I have a few problems proving stuff with integers, basically the most basic stuff is driving mad right now.
Basically, there's two exercices.
1) If 3x is even, then x is even
Which is true (I think, at least). The method of resolution that I have here assumes x is even, and then proves that 3x is also even. But that's completely the opposite of what I need. Using some methods that I saw in other questions, the only way I could think of is doing something like this:
"Assuming 3x is even, then 3x = 2a and x = $\frac{{2}}{3}a$, so x = $2(\frac{{1}}{3}a)$ and $(\frac{{1}}{3}a) = b$. Finally, x = 2b proves that x is even.
Naturally, both a and b are integers.
1) If 4x is even, then x is even
This is clearly false, and it's pretty easy to find a counterexample.
Except that if I use the method above, I can easily prove a FALSE statement.
Doing a quick copy paste:
"Assuming 4x is even, then 4x = 2a and x = $\frac{{1}}{2}a$, so x = $2(\frac{{1}}{4}a)$ and $(\frac{{1}}{4}a) = b$. Finally, x = 2b proves that x is even.
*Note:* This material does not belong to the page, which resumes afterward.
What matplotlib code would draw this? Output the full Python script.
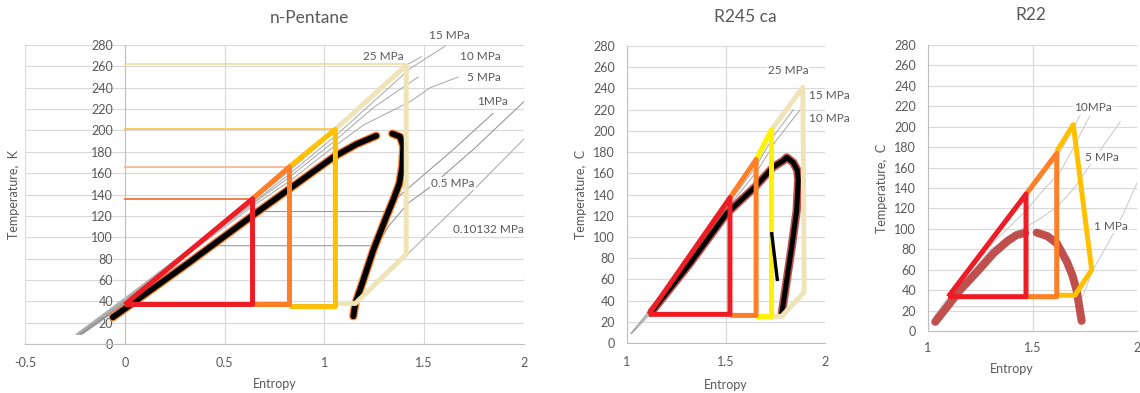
import matplotlib
matplotlib.use("Agg")
import matplotlib.pyplot as plt

plt.rcParams['font.family'] = ['Lato', 'DejaVu Sans']
plt.rcParams['axes.unicode_minus'] = False

# ---------------- data: n-Pentane ----------------
pent_red_s = [0.0, 0.64, 0.64, 0.0]
pent_red_t = [37, 136, 37, 37]
pent_orange_s = [0.64, 0.825, 0.825, 0.64]
pent_orange_t = [136, 166, 37, 37]
pent_yellow_s = [0.825, 1.055, 1.055, 0.825]
pent_yellow_t = [166, 201, 35, 35]
pent_cream_s = [1.055, 1.41, 1.41, 1.155, 1.055]
pent_cream_t = [201, 261, 84, 38, 38]

pent_liq_s = [-0.06, 0.0, 0.32, 0.645, 0.83, 1.045, 1.16, 1.26]
pent_liq_t = [25, 33, 76, 121, 146, 175, 187, 195]
pent_vap_s = [1.34, 1.38, 1.395, 1.39, 1.375, 1.345, 1.31, 1.245, 1.19, 1.155, 1.145]
pent_vap_t = [197, 194, 185, 166, 150, 135, 119, 88, 57, 38, 26]

pent_iso25_s = [-0.245, 0.0, 0.64, 0.83, 1.05, 1.41, 1.485]
pent_iso25_t = [9, 43, 134, 163, 199, 261, 269]
pent_iso15_s = [-0.24, 0.0, 0.64, 0.83, 1.05, 1.43, 1.605]
pent_iso15_t = [9, 42, 132, 160, 194, 258, 279]
pent_iso10_s = [-0.235, 0.0, 0.64, 0.83, 1.05, 1.25, 1.47]
pent_iso10_t = [9, 41, 131, 157, 190, 222, 250]
pent_iso5_s = [-0.23, 0.0, 0.64, 0.83, 1.0, 1.195, 1.43, 1.53, 1.67]
pent_iso5_t = [9, 40, 129, 153, 178, 205, 227, 240, 250]
pent_iso1_s = [-0.225, 0.0, 0.67, 1.31, 1.365, 1.645, 1.845]
pent_iso1_t = [9, 39, 124, 124, 137, 182, 216]
pent_iso05_s = [-0.22, 0.0, 0.44, 1.265, 1.32, 1.42, 1.53, 1.745, 2.0]
pent_iso05_t = [9, 38, 92, 92, 110, 132, 147, 182, 227]
pent_iso01_s = [-0.215, 0.0, 1.145, 1.41, 1.73, 2.0]
pent_iso01_t = [9, 37, 37, 83, 141, 192]

pent_ref_t = [262, 201, 166, 136]
pent_ref_s = [1.41, 1.055, 0.825, 0.64]

pent_labels = ["15 MPa", "25 MPa", "10 MPa", "5 MPa", "1MPa", "0.5 MPa", "0.10132 MPa"]
pent_label_s = [1.625, 1.295, 1.78, 1.80, 1.84, 1.645, 1.82]
pent_label_t = [289, 269, 269, 250, 227, 150, 107]

# ---------------- data: R245 ca ----------------
r245_red_s = [1.11, 1.52, 1.52, 1.11]
r245_red_t = [27, 137, 27, 27]
r245_orange_s = [1.52, 1.652, 1.652, 1.52]
r245_orange_t = [137, 173, 26, 26]
r245_yellow_s = [1.652, 1.73, 1.73, 1.652]
r245_yellow_t = [173, 201, 25, 25]
r245_cream_s = [1.73, 1.888, 1.895, 1.78, 1.73]
r245_cream_t = [201, 241, 48, 25, 25]

r245_dome_s = [1.125, 1.318, 1.503, 1.646, 1.739, 1.79, 1.807, 1.84, 1.86, 1.865,
               1.857, 1.832, 1.807, 1.782]
r245_dome_t = [29.5, 75, 122, 147, 166, 172, 175, 170, 163, 153.7, 125, 90.8, 59.4, 28]
r245_seg_s = [1.731, 1.759]
r245_seg_t = [103, 60]

r245_iso25_s = [1.02, 1.11, 1.52, 1.65, 1.73, 1.885]
r245_iso25_t = [9, 30, 137, 172, 200, 240]
r245_iso15_s = [1.02, 1.12, 1.52, 1.65, 1.74, 1.84]
r245_iso15_t = [9, 30, 133, 166, 195, 220]
r245_iso10_s = [1.025, 1.13, 1.52, 1.66, 1.75, 1.875]
r245_iso10_t = [9, 30, 130, 163, 190, 220]

r245_labels = ["25 MPa", "15 MPa", "10 MPa"]
r245_label_s = [1.813, 2.02, 2.02]
r245_label_t = [257, 233, 212]

# ---------------- data: R22 ----------------
r22_red_s = [1.097, 1.469, 1.469, 1.097]
r22_red_t = [33.6, 134, 33.6, 33.6]
r22_orange_s = [1.469, 1.616, 1.616, 1.469]
r22_orange_t = [134, 174, 33.6, 33.6]
r22_yellow_s = [1.616, 1.695, 1.783, 1.703, 1.616]
r22_yellow_t = [176, 202, 60, 35, 35]

r22_liq_s = [1.035, 1.10, 1.153, 1.235, 1.313, 1.38, 1.424, 1.465]
r22_liq_t = [9, 26, 40, 58, 76, 88, 94, 96]
r22_vap_s = [1.52, 1.57, 1.616, 1.664, 1.69, 1.711, 1.735]
r22_vap_t = [96.3, 93, 86, 68, 55, 40, 10]

r22_iso10_s = [1.03, 1.10, 1.30, 1.47, 1.62, 1.70, 1.727]
r22_iso10_t = [14, 34, 88, 131, 171, 200, 211]
r22_iso7_s = [1.03, 1.10, 1.30, 1.47, 1.56, 1.63, 1.69, 1.775]
r22_iso7_t = [13, 32, 84, 118, 140, 155, 177, 211]
r22_iso5_s = [1.03, 1.10, 1.30, 1.45, 1.53, 1.62, 1.70, 1.80, 1.92]
r22_iso5_t = [12, 30, 80, 100, 109, 122, 140, 170, 205]
r22_iso1_s = [1.03, 1.09, 1.72, 1.74, 1.79, 1.87, 1.935, 2.0]
r22_iso1_t = [11, 23.8, 23.8, 34, 60, 89, 115, 145]

r22_labels = ["10MPa", "5 MPa", "1 MPa"]
r22_label_s = [1.79, 1.833, 1.876]
r22_label_t = [219, 170, 102]

y_ticks = list(range(0, 281, 20))

# ---------------- styling ----------------
TEXT = '#595959'
GRID = '#D9D9D9'
AXIS = '#BFBFBF'
ISO = '#A6A6A6'
RED = '#EE1C25'
ORANGE = '#FF7F27'
GOLD = '#FFC000'
YELLOW = '#FFF200'
CREAM = '#EFE4B8'
BROWN = '#C0504D'

W, H = 1140, 393
fig = plt.figure(figsize=(W / 100, H / 100), dpi=100)


def make_axes(x0, x1, ytop, ybot):
    return fig.add_axes([x0 / W, 1 - ybot / H, (x1 - x0) / W, (ybot - ytop) / H])


def style(ax, xlim, xticks, xticklabels, yaxis_at, title, title_xy, ylabel, ylab_x,
          xlab_xy, xpad):
    ax.set_xlim(*xlim)
    ax.set_ylim(0, 280)
    ax.set_xticks(xticks)
    ax.set_xticklabels(xticklabels)
    ax.set_yticks(y_ticks)
    ax.grid(True, color=GRID, lw=0.8)
    ax.set_axisbelow(True)
    for s in ['top', 'right']:
        ax.spines[s].set_visible(False)
    ax.spines['left'].set_position(('data', yaxis_at))
    ax.spines['left'].set_color(AXIS)
    ax.spines['bottom'].set_color(AXIS)
    ax.spines['left'].set_linewidth(0.8)
    ax.spines['bottom'].set_linewidth(0.8)
    ax.tick_params(length=0, labelsize=9, labelcolor=TEXT)
    ax.tick_params(axis='y', pad=8.5)
    ax.tick_params(axis='x', pad=xpad)
    ax.text(title_xy[0], title_xy[1], title, transform=ax.transAxes, fontsize=12.5,
            color=TEXT, ha='center', va='center')
    ax.set_ylabel(ylabel, fontsize=9, color=TEXT)
    ax.yaxis.set_label_coords(ylab_x, 0.5)
    ax.set_xlabel("Entropy", fontsize=9, color=TEXT)
    ax.xaxis.set_label_coords(*xlab_xy)


def iso(ax, s, t, color=ISO, lw=0.7):
    ax.plot(s, t, color=color, lw=lw, zorder=2)


def cycle(ax, s, t, color):
    ax.plot(s, t, color=color, lw=3.6, solid_joinstyle='round',
            solid_capstyle='butt', zorder=5)


def labels(ax, texts, ss, ts):
    for txt, s, t in zip(texts, ss, ts):
        ax.text(s, t, txt, fontsize=8.5, color=TEXT, ha='center', va='center',
                zorder=8, clip_on=False,
                bbox=dict(boxstyle='square,pad=0.08', fc='white', ec='none'))


# ---------------- n-Pentane ----------------
ax1 = make_axes(25, 524, 45, 344)
style(ax1, (-0.5, 2.0), [-0.5, 0, 0.5, 1, 1.5, 2],
      ['-0.5', '0', '0.5', '1', '1.5', '2'], 0.0,
      "n-Pentane", (0.571, 1.090), "Temperature,  K", -0.01, (0.5, -0.114), 9.5)

for s, t in [(pent_iso25_s, pent_iso25_t), (pent_iso15_s, pent_iso15_t),
             (pent_iso10_s, pent_iso10_t), (pent_iso5_s, pent_iso5_t),
             (pent_iso01_s, pent_iso01_t)]:
    iso(ax1, s, t)
iso(ax1, pent_iso1_s, pent_iso1_t, color='#8C8C8C')
iso(ax1, pent_iso05_s, pent_iso05_t, color='#8C8C8C')

ref_colors = ['#EEDFA6', '#F6C955', '#F6B896', '#E8743B']
for t, s, c in zip(pent_ref_t, pent_ref_s, ref_colors):
    ax1.plot([0, s], [t, t], color=c, lw=1.3, zorder=3)

for s, t in [(pent_liq_s, pent_liq_t), (pent_vap_s, pent_vap_t)]:
    ax1.plot(s, t, color=ORANGE, lw=6.0, solid_capstyle='round',
             solid_joinstyle='round', zorder=4)
    ax1.plot(s, t, color='black', lw=4.2, solid_capstyle='round',
             solid_joinstyle='round', zorder=4)

cycle(ax1, pent_cream_s, pent_cream_t, CREAM)
cycle(ax1, pent_yellow_s, pent_yellow_t, GOLD)
cycle(ax1, pent_orange_s, pent_orange_t, ORANGE)
cycle(ax1, pent_red_s, pent_red_t, RED)
labels(ax1, pent_labels, pent_label_s, pent_label_t)

# ---------------- R245 ca ----------------
ax2 = make_axes(627, 825, 46, 343)
style(ax2, (1.0, 2.0), [1, 1.5, 2], ['1', '1.5', '2'], 1.0,
      "R245 ca", (0.596, 1.098), "Temperature,  C", -0.202, (0.5, -0.121), 9)

for s, t in [(r245_iso25_s, r245_iso25_t), (r245_iso15_s, r245_iso15_t),
             (r245_iso10_s, r245_iso10_t)]:
    iso(ax2, s, t)

ax2.plot(r245_dome_s, r245_dome_t, color=BROWN, lw=6.0, solid_capstyle='round',
         solid_joinstyle='round', zorder=4)
ax2.plot(r245_dome_s, r245_dome_t, color='black', lw=3.6, solid_capstyle='round',
         solid_joinstyle='round', zorder=4)
ax2.plot(r245_seg_s, r245_seg_t, color='black', lw=2.4, zorder=6)

cycle(ax2, r245_cream_s, r245_cream_t, CREAM)
cycle(ax2, r245_yellow_s, r245_yellow_t, YELLOW)
cycle(ax2, r245_orange_s, r245_orange_t, ORANGE)
cycle(ax2, r245_red_s, r245_red_t, RED)
labels(ax2, r245_labels, r245_label_s, r245_label_t)

# ---------------- R22 ----------------
ax3 = make_axes(928, 1137, 45, 331)
style(ax3, (1.0, 2.0), [1, 1.5, 2], ['1', '1.5', '2'], 1.0,
      "R22", (0.49, 1.105), "Temperature,  C", -0.191, (0.40, -0.112), 8)

for s, t in [(r22_iso10_s, r22_iso10_t), (r22_iso7_s, r22_iso7_t),
             (r22_iso5_s, r22_iso5_t), (r22_iso1_s, r22_iso1_t)]:
    iso(ax3, s, t, color='#C8C8C8')

for s, t in [(r22_liq_s, r22_liq_t), (r22_vap_s, r22_vap_t)]:
    ax3.plot(s, t, color=BROWN, lw=5.8, solid_capstyle='round',
             solid_joinstyle='round', zorder=4)

cycle(ax3, r22_yellow_s, r22_yellow_t, GOLD)
cycle(ax3, r22_orange_s, r22_orange_t, ORANGE)
cycle(ax3, r22_red_s, r22_red_t, RED)
labels(ax3, r22_labels, r22_label_s, r22_label_t)

fig.savefig("out.png", dpi=100, facecolor='white')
I am of course doing something very wrong somewhere, but I can't find a recipe for this.
Thank you very much!
Since the mistake in your reasoning has been pointed out in the comments, let me provide you with the correct argument.
1) Assume $3x$ is even. For contradiction assume that $x$ is odd. Then $x=2n+1$ for some $n \in \mathbb{Z}$. Then $$3x=3(2n+1)=6n+3=2(3n+1)+1$$ where $3n+1 \in \mathbb{Z}$. Thus, we expressed $3x$ as $2m+1$ for some $m \in \mathbb{Z}$ (namely, $m=3n+1$). Thus, $3x$ is odd, contrary to the assumption that $3x$ is even. Thus, by contradiction, $x$ has to be even, as desired.